The 8th Army Corps forms the basis of NOC, which includes one airmobile, one artillery, and three mechanized brigades as well as the Army Aviation Regiment. The Army Aviation (air defense) Regiment was deployed in eastern Ukraine last year and provides a defense umbrella over economically important Donbas. Next year further Ukrainian military units will be deployed on Ukraine’s land border with Russia (Delo, November 26).

Following the collapse of the USSR, the Crimea quickly came under Ukrainian central control, the exception being the Black Sea Fleet, which remained contested until the May 1997 agreement with Russia. The Southern Operational Command (SOC), headquartered in Odessa, is based on the former Soviet Southern Military District, excluding Moldova.

Ukraine has large armed forces structures in the Crimea, which falls under the SOC, as the region was heavily militarized in the USSR. The 6th Army Corps is central to the SOC, which includes one airborne, one airmobile, one armored, one artillery, and three mechanized brigades (www.sentinel.janes.com).

In addition, Ukraine has other security forces in the Crimea: naval (seamen, marines, and special forces), border troops, and Interior Ministry (MVS) Special Forces. The Crimea Tactical Group in Belbek is based around the 204th Fighter Aviation Brigade operating MiG-29s for air defense and attack.

Elite National Guard units were stationed in the Crimea from 1991 to 1999. After President Leonid Kuchma abolished the guard and transferred these units to the MVS in 2000 they were the best trained MVS Special Forces.

During the Orange Revolution, at a time when the majority of the MVS had defected to Yushchenko, the Crimean MVS Special Forces remained loyal to the end to Kuchma. Dispatched to Kyiv to guard the presidential administration, Crimean MVS Special Forces, such as BARS, were mistakenly reported as “Russian spetsnaz.”

Russia’s reaction to Ukraine’s proposed re-deployment was entirely negative, describing it as a “provocation.” Nikolai Tulayev, a member of the State Duma’s Committee on Defense and Security, ridiculed the idea that Ukraine’s armed forces would become a threat to Russia. “From the military point of view, the Ukrainian armed forces do not constitute a threat to anybody,” Tulayev scoffed (UNIAN, November 29).

Prime Minister Vladimir Putin rejected the idea of a Russian threat to Ukraine’s territorial integrity (Germany’s ARD television channel, August 30). Following Russia’s invasion of Georgia, no Ukrainian president or government could ignore continued provocations in the Crimea by Russian nationalists, the distribution of Russian passports to Ukrainian citizens, and threats not to remove the Black Sea Fleet in 2017. Two Russian Crimean leaders were arrested last week and charged with threatening Ukraine’s territorial integrity.
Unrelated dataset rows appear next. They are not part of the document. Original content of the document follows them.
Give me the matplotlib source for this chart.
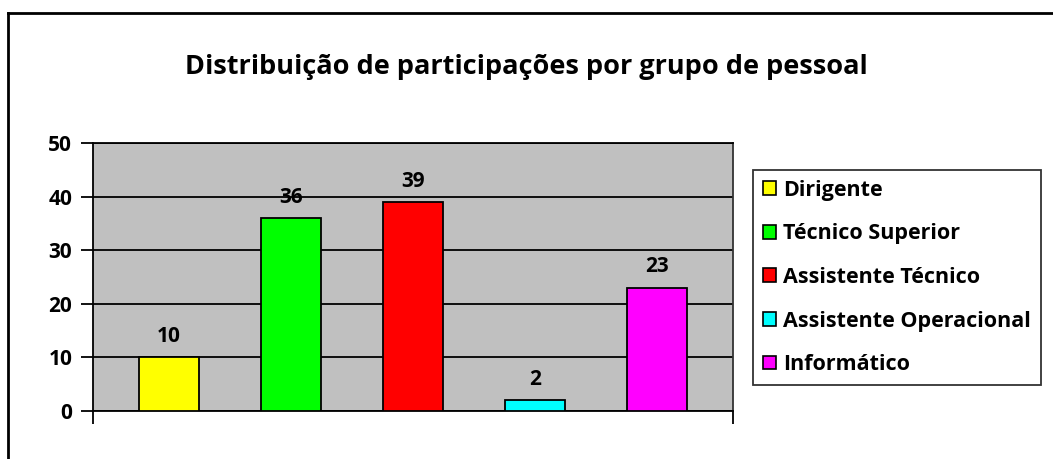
import matplotlib.pyplot as plt
from matplotlib.patches import Patch
from matplotlib.lines import Line2D

grupos = ['Dirigente', 'Técnico Superior', 'Assistente Técnico',
          'Assistente Operacional', 'Informático']
participacoes = [10, 36, 39, 2, 23]
cores = ['#ffff00', '#00ff00', '#ff0000', '#00ffff', '#ff00ff']
yticks = [0, 10, 20, 30, 40, 50]

plt.rcParams['font.family'] = ['Open Sans', 'DejaVu Sans']
plt.rcParams['font.weight'] = 'bold'

fig = plt.figure(figsize=(10.53, 4.59), dpi=100)
ax = fig.add_axes([93 / 1053, 1 - 411 / 459, 640 / 1053, 268 / 459])
ax.set_facecolor('#c0c0c0')

pos = list(range(len(grupos)))
bars = ax.bar(pos, participacoes, width=0.492, color=cores, edgecolor='black',
              linewidth=1.3, zorder=3)
for b, v in zip(bars, participacoes):
    ax.annotate(str(v), (b.get_x() + b.get_width() / 2, v), xytext=(0, 7.5),
                textcoords='offset points', ha='center', va='bottom',
                fontsize=15, fontweight='bold', zorder=4)

ax.set_xlim(-0.623, 4.623)
ax.set_ylim(0, 50)
ax.set_yticks(yticks)
ax.set_yticklabels([str(t) for t in yticks], fontsize=15, fontweight='bold')
ax.set_xticks([-0.623, 4.623])
ax.set_xticklabels(['', ''])
ax.tick_params(axis='y', length=9, width=1.3, pad=6)
ax.tick_params(axis='x', length=9, width=1.3, direction='out')
ax.yaxis.grid(True, color='black', linewidth=1.3, zorder=1)
for s in ax.spines.values():
    s.set_color('black')
    s.set_linewidth(1.3)
ax.spines['right'].set_color('#333333')

fig.text(0.5, 1 - 67 / 459, 'Distribuição de participações por grupo de pessoal',
         ha='center', va='center', fontsize=19.5, fontweight='bold')

handles = [Patch(facecolor=c, edgecolor='black', linewidth=1.2) for c in cores]
leg = fig.legend(handles, grupos, loc='upper left',
                 bbox_to_anchor=(753 / 1053, 1 - 170 / 459),
                 frameon=True, fancybox=False, edgecolor='black',
                 prop={'size': 15.5, 'weight': 'bold'},
                 handlelength=0.6, handleheight=0.6, handletextpad=0.35,
                 labelspacing=1.05, borderpad=0.45, borderaxespad=0)
leg.get_frame().set_linewidth(1.3)

# outer border (top and left only visible)
fig.add_artist(Line2D([8 / 1053, 8 / 1053], [0, 1 - 13 / 459], color='black', linewidth=2))
fig.add_artist(Line2D([8 / 1053, 1], [1 - 13 / 459, 1 - 13 / 459], color='black', linewidth=2))

fig.savefig('out.png', dpi=100)
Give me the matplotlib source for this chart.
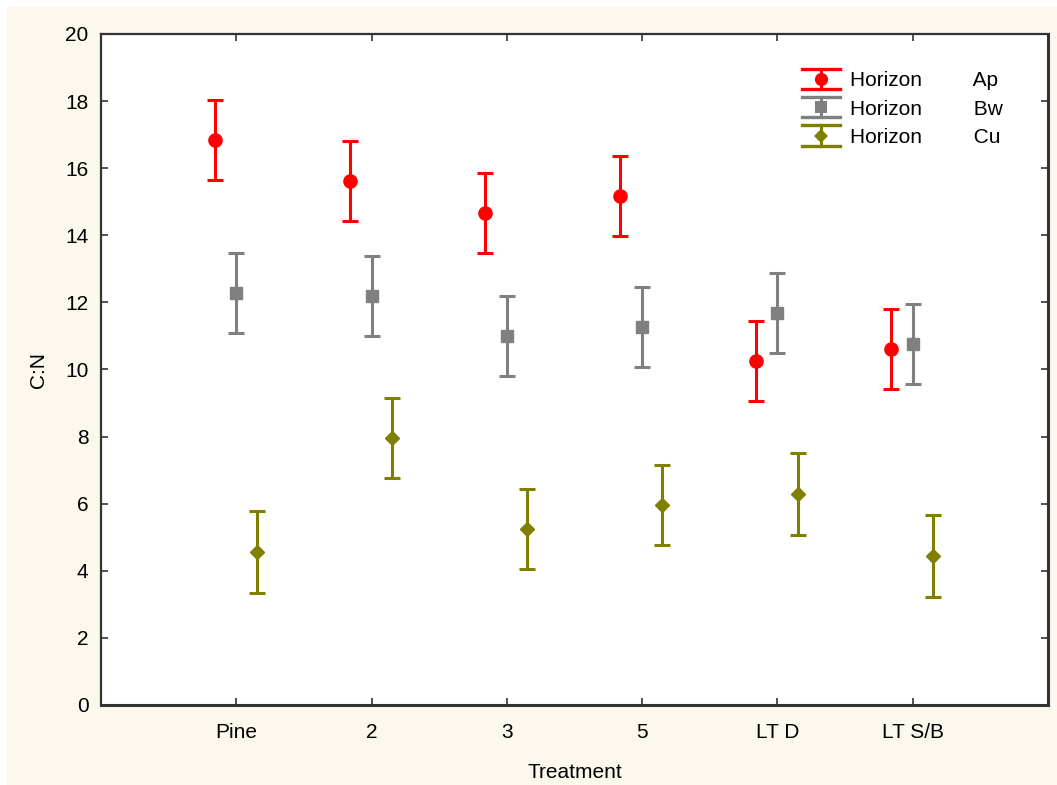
import matplotlib
matplotlib.use("Agg")
import matplotlib.pyplot as plt
from matplotlib.patches import Rectangle
from matplotlib.lines import Line2D
from matplotlib.legend_handler import HandlerBase
import numpy as np

plt.rcParams['font.family'] = ['Liberation Sans', 'DejaVu Sans']

treatments = ["Pine", "2", "3", "5", "LT D", "LT S/B"]
ap_mean = [16.84, 15.62, 14.66, 15.17, 10.25, 10.61]
ap_err = [1.20, 1.19, 1.20, 1.18, 1.20, 1.18]
bw_mean = [12.28, 12.19, 11.00, 11.27, 11.68, 10.76]
bw_err = [1.20, 1.20, 1.20, 1.20, 1.20, 1.20]
cu_mean = [4.56, 7.96, 5.25, 5.96, 6.29, 4.44]
cu_err = [1.22, 1.20, 1.20, 1.20, 1.22, 1.22]
series_labels = ["Horizon         Ap", "Horizon         Bw", "Horizon         Cu"]


class HandlerEB(HandlerBase):
    def create_artists(self, legend, orig_handle, xdescent, ydescent, width,
                       height, fontsize, trans):
        c = orig_handle.get_color()
        mk = orig_handle.get_marker()
        ms = orig_handle.get_markersize()
        yc = height / 2 - ydescent
        x0, x1 = -xdescent, -xdescent + width
        xm = (x0 + x1) / 2
        hh = 7.3
        arts = [
            Line2D([x0, x1], [yc + hh, yc + hh], color=c, lw=2.4),
            Line2D([x0, x1], [yc - hh, yc - hh], color=c, lw=2.4),
            Line2D([xm, xm], [yc - hh, yc + hh], color=c, lw=2.2),
            Line2D([xm], [yc], marker=mk, markersize=ms, color=c, lw=0,
                   markeredgewidth=0),
        ]
        for a in arts:
            a.set_transform(trans)
        return arts


W, H = 1057, 785
fig = plt.figure(figsize=(W / 100, H / 100), dpi=100, facecolor='white')
fig.patches.append(Rectangle((7 / W, 0), 1 - 7 / W, 1 - 7 / H, transform=fig.transFigure,
                             facecolor='#fdf8ee', edgecolor='none', zorder=-10))
ax = fig.add_axes([101 / W, 1 - 705 / H, (1048 - 101) / W, (705 - 34) / H])
ax.set_facecolor('white')

x = np.arange(1, len(treatments) + 1)
series = [
    (ap_mean, ap_err, '#ff0000', 'o', 9.5, -0.16),
    (bw_mean, bw_err, '#808080', 's', 9.0, 0.0),
    (cu_mean, cu_err, '#808000', 'D', 7.0, 0.15),
]
proxies = []
for (m, e, c, mk, ms, off), lab in zip(series, series_labels):
    ax.errorbar(x + off, m, yerr=e, fmt=mk, color=c, ecolor=c, markersize=ms,
                elinewidth=2.2, capsize=5.8, capthick=2.2)
    proxies.append(Line2D([], [], color=c, marker=mk, markersize=ms, label=lab))

ax.set_xlim(0, 7)
ax.set_ylim(0, 20)
ax.set_xticks(x)
ax.set_xticklabels(treatments)
ax.set_yticks(np.arange(0, 21, 2))
ax.tick_params(direction='in', top=True, right=True, length=5, width=1.2,
               labelsize=15, color='#333333')
ax.tick_params(axis='x', pad=13)
ax.tick_params(axis='y', pad=9)
for s in ax.spines.values():
    s.set_color('#333333')
    s.set_linewidth(1.6)
ax.spines['right'].set_linewidth(2.2)
ax.spines['bottom'].set_linewidth(2.2)

ax.set_xlabel("Treatment", fontsize=15, labelpad=15)
ax.set_ylabel("C:N", fontsize=15, labelpad=12)

leg = ax.legend(handles=proxies, handler_map={Line2D: HandlerEB()},
                loc='center left', bbox_to_anchor=(0.7315, 0.888),
                frameon=False, fontsize=15, handlelength=1.8, handletextpad=0.48,
                labelspacing=0.44, borderaxespad=0)

fig.savefig("out.png", dpi=100, facecolor=fig.get_facecolor())
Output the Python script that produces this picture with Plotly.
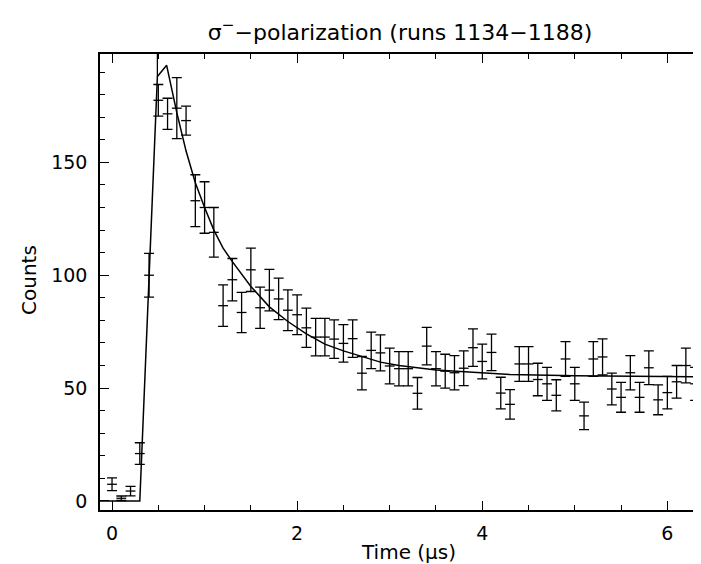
import plotly.graph_objects as go

# measured counts per 0.1 us bin
time = [round(0.1 * i, 1) for i in range(65)]
counts = [7.4, 1.2, 4.4, 21.0, 100.0, 177.5, 171.5, 174.0, 168.5, 133.0,
          130.0, 119.0, 86.5, 98.0, 83.5, 102.4, 85.6, 93.4, 89.5, 84.5,
          82.5, 76.7, 72.6, 72.6, 71.7, 69.8, 71.9, 56.6, 66.7, 65.6,
          59.8, 58.6, 58.6, 47.7, 68.6, 58.6, 57.5, 56.8, 58.8, 67.9,
          61.8, 65.8, 47.8, 42.8, 60.7, 60.7, 53.8, 51.9, 46.8, 62.9,
          51.9, 37.7, 62.9, 63.8, 49.6, 45.9, 56.8, 45.9, 59.0, 44.8,
          48.0, 52.8, 60.0, 51.9, 57.6]
errors = [2.8, 1.0, 2.1, 4.8, 9.7, 7.0, 6.9, 13.5, 6.4, 11.5,
          11.4, 11.0, 9.2, 9.4, 8.9, 9.6, 9.1, 9.2, 9.2, 9.0,
          8.8, 8.7, 8.3, 8.3, 8.5, 8.3, 8.3, 7.4, 8.1, 8.0,
          7.9, 7.6, 7.6, 7.0, 8.3, 7.6, 7.5, 7.6, 7.7, 8.3,
          7.7, 8.1, 7.0, 6.5, 7.7, 7.7, 7.2, 7.3, 6.9, 7.7,
          7.3, 6.1, 7.7, 8.0, 7.0, 6.6, 7.6, 6.6, 7.5, 6.6,
          7.2, 7.2, 7.7, 7.3, 7.6]

# fit curve
fit_t = [-0.13, 0.30, 0.49, 0.59, 0.70, 0.80, 0.90, 1.00, 1.10, 1.20, 1.30,
         1.50, 1.70, 1.90, 2.10, 2.30, 2.50, 2.70, 2.90, 3.10, 3.30, 3.50,
         3.90, 4.30, 5.00, 5.70, 6.47]
fit_counts = [0, 0, 188, 193, 172, 155, 141, 130, 120, 112, 106,
              95, 86, 79.5, 74, 69.5, 66.5, 64, 61.5, 60, 59, 58,
              57, 56, 55.5, 55.2, 55]

# marker line at the peak
mark_t = [0.49, 0.49]
mark_counts = [188, 198]

tick_font = dict(family="DejaVu Sans", size=19, color="black")
label_font = dict(family="DejaVu Sans", size=20, color="black")

fig = go.Figure()
fig.add_trace(go.Scatter(x=fit_t, y=fit_counts, mode='lines',
                         line=dict(color='black', width=1.5), showlegend=False))
fig.add_trace(go.Scatter(x=mark_t, y=mark_counts, mode='lines',
                         line=dict(color='black', width=1.3), showlegend=False))
fig.add_trace(go.Scatter(
    x=time, y=counts, mode='markers',
    marker=dict(symbol='line-ew', size=7, line=dict(color='black', width=1.3)),
    error_y=dict(type='data', array=errors, color='black', thickness=1.3, width=5),
    showlegend=False,
))

axis_common = dict(
    showgrid=False, zeroline=False, automargin=False,
    showline=True, linecolor='black', linewidth=1.5,
    ticks='inside', tickcolor='black', tickwidth=1.3,
    tickfont=tick_font,
)

fig.update_layout(
    width=701, height=564,
    margin=dict(t=46, r=0, b=62, l=92),
    paper_bgcolor='white', plot_bgcolor='white',
    title=dict(text="σ<sup>−</sup>−polarization (runs 1134−1188)",
               x=392 / 701, xanchor='center', y=1 - 24 / 564, yanchor='middle',
               font=dict(family="DejaVu Sans", size=22, color="black")),
    xaxis=dict(
        range=[-0.13, 6.45], tickmode='linear', tick0=0, dtick=2, ticklen=9,
        mirror='ticks', ticklabelstandoff=5,
        minor=dict(dtick=0.5, tick0=0, ticklen=5, ticks='inside', tickcolor='black'),
        **axis_common,
    ),
    yaxis=dict(
        range=[-4, 198], tickmode='linear', tick0=0, dtick=50, ticklen=9,
        mirror=False, ticklabelstandoff=7,
        minor=dict(dtick=10, tick0=0, ticklen=5, ticks='inside', tickcolor='black'),
        **axis_common,
    ),
    # paper coords are relative to the plot area (92..701 x 46..502)
    annotations=[
        dict(text="Time (μs)", x=(400 - 92) / 609, y=(502 - 544) / 456,
             xref='paper', yref='paper', xanchor='center', yanchor='middle',
             showarrow=False, font=label_font),
        dict(text="Counts", x=(21 - 92) / 609, y=(502 - 272) / 456,
             xref='paper', yref='paper', xanchor='center', yanchor='middle',
             showarrow=False, textangle=-90, font=label_font),
    ],
)

fig.write_html("out.html")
Putin told the April NATO summit that Ukraine was an artificial state that could disintegrate if the country joined NATO. These views are commonplace across Russia’s political spectrum, from the Communists, through Unified Russia’s “pragmatists,” to the pro-Putin nationalist camp. Russia’s NATO representative Dimitri Rogozin warned the BBC on December 1 that Ukraine would disintegrate if it joined NATO.

Regime loyalist and nationalist Vladimir Zhirinovsky, the deputy chairman of the State Duma and leader of the Liberal Democratic Party, said that two-thirds of Ukraine was in reality “Russian territory.” If Ukraine wanted to remain independent, Zhirinovsky advised, it could only remain so in a third of the territory that it currently occupied, with the other two thirds reverting to Russia (www.pravda.com.ua, December 1). These views are echoed by Moscow Mayor and senior Unified Russia member Yury Luzhkov, who raised territorial demands on Sevastopol during his visit to the Crimean peninsula in May.

Ukraine’s deployment of additional units to the Crimea and its land border with Russia reflects Ukraine’s perceived security threats following Russia’s invasion of Georgia. In Ukraine’s eyes the threat is real, albeit unrecognized by Brussels.